International Association
for Cryptologic Research

The Rank Decoding Problem (R-DP) has gained a lot of attention due to the competitive KEM proposals ROLLO and RQC, as well as the more recent signature scheme RYDE, the latter being a second-round candidate in the ongoing NIST post-quantum standardization process. While previous attacks on the R-DP are based on combinatorial methods, the seminal work of [Bardet et al., 2020] has shown the potential of attacks that use algebraic modelings, breaking the proposed parameters of ROLLO and RQC. These algebraic attacks model the R-DP as a large system of equations.
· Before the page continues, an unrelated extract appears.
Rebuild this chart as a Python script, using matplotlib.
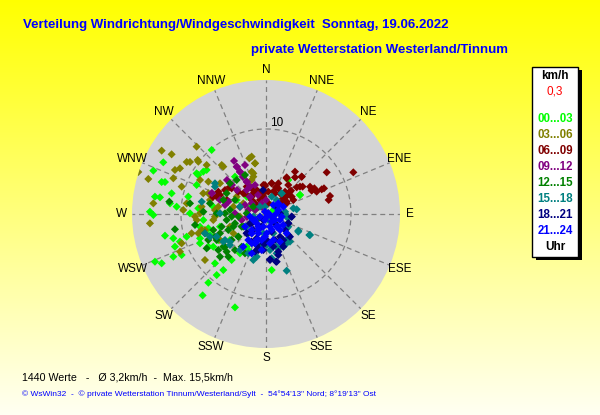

For most parameter ranges, this system is underdetermined; hence, the algebraic attack first needs to perform several guessing steps to obtain a reduced instance for which the system of equations is overdetermined. These steps, in essence, guess a supersupport of the unknown error support, making this attack a hybrid approach between combinatorial and algebraic solvers. In this paper, we present a novel type of guessing step based on searching a subsupport of the error support. While supersupport guessing only reduces the length and dimension of the code, subsupport guessing instead reduces the length and the rank weight of the sought-after error vector. This introduces an additional method for instance reduction compatible with supersupport guessing. Both types of guessing step can be performed sequentially in hybrid attacks, and their numbers can be optimized to outperform current hybrid attacks. We provide experimentally supported comparisons of the attack complexities with and without the novel guessing technique. We measure the impact of our new hybrid attack on the RYDE parameters; for the NIST security category 5 parameters, we decrease the hybrid MaxMinors attack complexity from 301 bits to 272 bits, outperforming all other known rank decoders and tightening the margin above the 256 threshold. For the other security levels, we decrease the complexities to be on par with the best performing combinatorial decoders.